I recently endured a milestone birthday which felt like a sort of dividing line—one of those everything before/after demarcations forcing, for perhaps the first time in my adult life, a realization of being “on the other side” of the proverbial hill. How to best “live in the moment” and “be present” in this now second part of life? What does it mean to make the most of each day? Can one make up for lost time?
Such melancholy ethos informs the precise, impeccably crafted Living, featuring a sterling Bill Nighy as a regimented London bureaucrat who only learns to live upon the late-life news that his day are, in fact, numbered. An understated update of Kurosawa’s 1952 masterpiece Ikiru (Japanese for “to live”), Living has been adroitly scripted by Nobel winner Kazuo Ishiguro, transporting the drama to postwar 1952 London while affording the seventy-two-year-old Nighy perhaps the richest character of his career.
A hushed, elegant study of a self-contained gentleman on a twilight excursion into the human condition, Nighy stars as the cooly detached septuagenarian Mr. Williams, supervisor to the London City Council’s public works department and a man of complete restraint; his reserved manner might be mistaken for imperious by his younger team of clerks, notably the impressionable, fledgling Mr. Wakeling (Alex Sharp).
A long widowed introvert and father to an adult son (Barney Fishwick) and daughter (Patsy Ferran) with whom he resides, the fastidious Mr. Williams runs a tight ship at the office, routinely bogging down citizen requests in red tape; he’s resigned to do as little as possible to make a difference for the city’s residents. While he may project a veneer of long-held professionalism, in truth he shirks making any difference to the city’s residents, stifled by decades of professional boredom which have bred withdrawal. His is the daily drudgery of a life half, or perhaps just a quarter, truly lived.
A marked shift pivots the picture when Mr. Williams is diagnosed with terminal stomach cancer and given mere months to live, forcing a sobering re-evaluation of priorities and engagement. Can Mr. Williams turn things around and create meaning in his little remaining time? Can any of us?

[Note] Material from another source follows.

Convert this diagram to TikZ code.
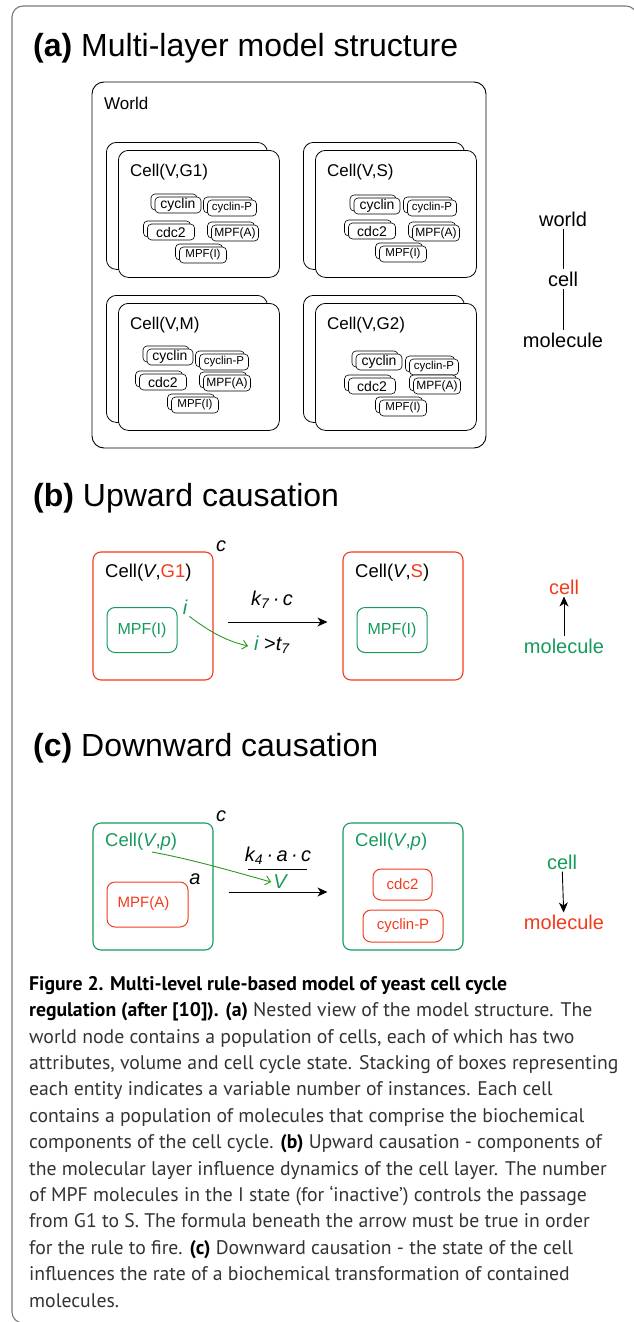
\documentclass[tikz,border=0pt]{standalone}
\usepackage{fontspec}
\setmainfont{Liberation Sans}
\newfontfamily\capfont{PT Sans}
\usetikzlibrary{arrows.meta}

\definecolor{cred}{HTML}{F23A1D}
\definecolor{cgreen}{HTML}{169A5C}
\definecolor{agreen}{HTML}{2A9A1E}
\definecolor{framegray}{HTML}{7A7A7A}
\definecolor{captext}{HTML}{333333}

\newcommand\fs[1]{\fontsize{#1}{#1}\selectfont}

\tikzset{
  frameline/.style={draw=framegray, line width=1.1pt, rounded corners=11pt},
  worldbox/.style={draw, line width=0.9pt, rounded corners=12pt},
  cellbox/.style={draw, fill=white, line width=0.8pt, rounded corners=10pt,
    minimum width=161pt, minimum height=127pt, inner sep=0pt, anchor=north west},
  molbox/.style={draw, fill=white, line width=0.6pt, rounded corners=4pt,
    minimum height=16pt, inner sep=0pt},
  rulebox/.style={draw, line width=1.1pt, rounded corners=8pt, inner sep=0pt},
  inbox/.style={draw, line width=1.0pt, rounded corners=8pt, inner sep=0pt},
  title/.style={anchor=base west, font=\fs{32}, inner sep=0pt},
  lbl/.style={font=\fs{20}, inner sep=2pt},
  arr/.style={-{Stealth[length=10pt, width=9pt, inset=3pt]}, line width=0.9pt},
  garr/.style={-{Straight Barb[length=5pt, width=9pt]}, draw=agreen, line width=0.9pt},
}

% a molecule drawn as two stacked boxes: name, x, y, width, font size, text
\newcommand\molecule[6]{%
  \node[molbox, minimum width=#4pt] (#1b) at ({#2-4},{#3-3}) {};
  \node[molbox, minimum width=#4pt, font=\fs{#5}] (#1) at (#2,#3) {#6};
}
% a cell drawn as two stacked boxes with its label: name, x, y (top left), label
\newcommand\cellstack[4]{%
  \node[cellbox] (#1b) at ({#2-12},{#3-8}) {};
  \node[cellbox] (#1) at (#2,#3) {};
  \node[font=\fs{17}, anchor=west, inner sep=0pt] (#1l) at ({#2+12},{#3+22}) {#4};
}
% the five molecules of one cell: prefix, then the centres of the front boxes
\newcommand\molset[6]{%
  \molecule{#1cy}#2{46}{14}{cyclin}
  \molecule{#1cp}#3{49}{11.5}{cyclin-P}
  \molecule{#1cd}#4{47}{14}{cdc2}
  \molecule{#1ma}#5{47}{12}{MPF(A)}
  \molecule{#1mi}#6{47}{11.5}{MPF(I)}
}

\begin{document}
\begin{tikzpicture}[x=1pt, y=-1pt]
\useasboundingbox (0,0) rectangle (633,1322);

% outer frame (runs past the right and bottom edges of the page)
\draw[frameline] (40,1323) -- (12,1323) -- (12,6) -- (637,6) -- (637,60);

% ---------------- (a) ----------------
\node[title] (ta) at (33,57) {\textbf{(a)} Multi-layer model structure};

\draw[worldbox] (92,82) rectangle (486,448);
\node[font=\fs{17}, anchor=west, inner sep=0pt] (world) at (104,103) {World};

\cellstack{g1}{118}{150}{Cell(V,G1)}
\molset{g1}{{178}{205}}{{232}{208}}{{171}{232}}{{235}{233}}{{203}{255}}

\cellstack{s}{315}{150}{Cell(V,S)}
\molset{s}{{377}{206}}{{432}{208}}{{372}{231}}{{436}{233}}{{403}{254}}

\cellstack{m}{118}{303}{Cell(V,M)}
\molset{m}{{170}{357}}{{224}{362}}{{163}{382}}{{227}{383}}{{195}{405}}

\cellstack{g2}{315}{303}{Cell(V,G2)}
\molset{g2}{{379}{362}}{{434}{367}}{{372}{386}}{{437}{386}}{{403}{408}}

% layer hierarchy
\node[lbl] (hw) at (563,219) {world};
\node[lbl] (hc) at (563,279) {cell};
\node[lbl] (hm) at (563,340) {molecule};
\draw[line width=0.9pt] (hw) -- (hc);
\draw[line width=0.9pt] (hc) -- (hm);

% ---------------- (b) ----------------
\node[title] (tb) at (33,506) {\textbf{(b)} Upward causation};

\node[rulebox, draw=cred, minimum width=120pt, minimum height=128pt] (bl) at (153,616) {};
\node[font=\fs{18.5}, anchor=west, inner sep=0pt] (bll) at (105,573)
  {Cell(\textit{V},{\color{cred}G1})};
\node[inbox, draw=cgreen, minimum width=70pt, minimum height=45pt,
  text=cgreen, font=\fs{16}] (bmi) at (142,630) {\raisebox{3pt}{MPF(I)}};
\node[lbl, font=\fs{20}\itshape] (bc) at (221,546) {c};
\node[lbl, font=\fs{20}\itshape, text=cgreen] (bi) at (185,607) {i};

\node[rulebox, draw=cred, minimum width=120pt, minimum height=128pt] (br) at (403,616) {};
\node[font=\fs{18.5}, anchor=west, inner sep=0pt] (brl) at (355,573)
  {Cell(\textit{V},{\color{cred}S})};
\node[inbox, draw=cgreen, minimum width=70pt, minimum height=45pt,
  text=cgreen, font=\fs{16}] (brmi) at (392,630) {\raisebox{3pt}{MPF(I)}};

\node[lbl, font=\fs{20}\itshape] (brate) at (272,600) {k\textsubscript{7}\,·\,c};
\node[lbl, font=\fs{20}\itshape] (bcond) at (272,645)
  {{\color{cgreen}i} {\upshape >}t\textsubscript{7}};
\draw[arr, shorten <=14pt, shorten >=15pt] ([yshift=-6pt]bl.east) -- ([yshift=-6pt]br.west);
\draw[garr] (bi.south east) .. controls (205,628) and (222,640) .. ([xshift=-4pt,yshift=-1pt]bcond.west);

\node[lbl, text=cred] (bhc) at (564,587) {cell};
\node[lbl, text=cgreen] (bhm) at (564,646) {molecule};
\draw[arr] (bhm) -- (bhc);

% ---------------- (c) ----------------
\node[title] (tc) at (33,756) {\textbf{(c)} Downward causation};

\node[rulebox, draw=cgreen, minimum width=120pt, minimum height=127pt] (cl) at (153,886.5) {};
\node[font=\fs{18.5}, anchor=west, inner sep=0pt, text=cgreen] (cll) at (105,842)
  {Cell(\textit{V},\textit{p})};
\node[inbox, draw=cred, minimum width=81pt, minimum height=45pt,
  text=cred, font=\fs{15}] (cma) at (147.5,904.5) {\raisebox{5pt}{\hspace*{-8pt}MPF(A)}};
\node[lbl, font=\fs{20}\itshape] (cc) at (221,816) {c};
\node[lbl, font=\fs{20}\itshape] (ca) at (195,879) {a};
\coordinate (cv) at (152,852);

\node[rulebox, draw=cgreen, minimum width=120pt, minimum height=127pt] (cr) at (403,886.5) {};
\node[font=\fs{18.5}, anchor=west, inner sep=0pt, text=cgreen] (crl) at (355,842)
  {Cell(\textit{V},\textit{p})};
\node[inbox, draw=cred, minimum width=59pt, minimum height=31pt,
  text=cred, font=\fs{15}] (ccd) at (402.5,884.5) {cdc2};
\node[inbox, draw=cred, minimum width=80pt, minimum height=32pt,
  text=cred, font=\fs{15}] (ccp) at (403,926) {cyclin-P};

\node[lbl, font=\fs{20}\itshape] (cnum) at (278,856) {k\textsubscript{4}\,·\,a\,·\,c};
\node[lbl, font=\fs{20}\itshape, text=cgreen] (cden) at (280,882) {V};
\draw[line width=0.9pt] (248,869) -- (307,869);
\draw[arr, shorten <=15pt, shorten >=15pt] ([yshift=-5.5pt]cl.east) -- ([yshift=-5.5pt]cr.west);
\draw[garr] (cv) .. controls (195,860) and (235,872) .. ([xshift=0pt]cden.west);

\node[lbl, text=cgreen] (chc) at (562,862) {cell};
\node[lbl, text=cred] (chm) at (564,922) {molecule};
\draw[arr] (chc) -- (chm);

% ---------------- caption ----------------
\node[anchor=north west, inner sep=0pt, align=left, text=captext,
  font=\capfont\fontsize{19.7}{26.4}\selectfont] (cap) at (29,976) {%
\textbf{\color{black}Figure 2. Multi-level rule-based model of yeast cell cycle}\\
\textbf{\color{black}regulation (after [10]). (a)} Nested view of the model structure. The\\
world node contains a population of cells, each of which has two\\
attributes, volume and cell cycle state. Stacking of boxes representing\\
each entity indicates a variable number of instances. Each cell\\
contains a population of molecules that comprise the biochemical\\
components of the cell cycle. \textbf{\color{black}(b)} Upward causation - components of\\
the molecular layer influence dynamics of the cell layer. The number\\
of MPF molecules in the I state (for ‘inactive’) controls the passage\\
from G1 to S. The formula beneath the arrow must be true in order\\
for the rule to fire. \textbf{\color{black}(c)} Downward causation - the state of the cell\\
influences the rate of a biochemical transformation of contained\\
molecules.};
\end{tikzpicture}
\end{document}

Try he will, and Living comes to life the moment its very civil servant sheds his mundane commitments to face his mortality–on his morning commute he skips his train stop and, to the confusion of his staff, does not show up at the office, only to land in Brighton (also the location of Sam Mendes’ Empire of Light) where he befriends a rakish young man played by the always interesting Tom Burke (The Souveneir), who takes him for a night on the town, one of drinks and music and color and poignant memory.
A chance public meeting with his spritely, soon-to-be-departing young assistant Margaret (the wonderful Aimee Lou Wood) leads to an unexpected connection, the pair dining out, taking in afternoon matinees at the cinema and, eventually, truth telling. Their platonic but substantive union is one of the film’s warmest flourishes.
Living is unquestionably the film and character Nighy has been waiting for across an estimable career that includes four decades of credits including the Royal National Theatre, television and high-profile commercial films from Notes on a Scandal, The Best Exotic Marigold Hotel, Pirates of the Caribbean and BAFTA-winning signature role as the ribald aging rocker in Richard Curtis’ beloved Love Actually, fully utilizing the actor’s unique, inspired vocal and physical eccentricities.
As Mr. Williams, he reaches deep inside for a contemplative stillness, a sort of richly thinking portrait that, with a lesser actor, might fail to register for the camera. But Nighy, with a gradually opening tenderness and sadness, holds every close-up in a performance worthy of its Oscar buzz; it may not be the most acting this year, but it could well be near the best.
Ishiguro has traveled this road in the past with his indelible novel The Remains of the Day, a spiritual cousin to Living and a much revered Merchant/Ivory film adaptation featuring Anthony Hopkins as the similarly restrained Mr. Stevens, a butler who, like his Mr. Williams, would find his orderly existence upended. Directed with burnished stateliness and intelligence by South African filmmaker Oliver Hermanus, Living isn’t perfect, and often feels a bit too measured for its own good. And Ishiguro takes a bold narrative leap in the final act that requires both patience and a perspective shift; it may not work in full and its abruptness feels questionable.
For a story with such an expansive theme–what one might reflect upon and course correct if the end was quickly approaching–Living sometimes feels slightly too economical and contained in execution, rather than universal or possessing an expected sweep.
Yet near the picture’s end, there is a subtle moment where an important urban project, one which Mr. Williams has devoted himself to during his final days, comes to fruition, leading to a two-character exchange both mournful and affirming. Nighy makes this and every minute of Living compelling, and he is the reason to see the film.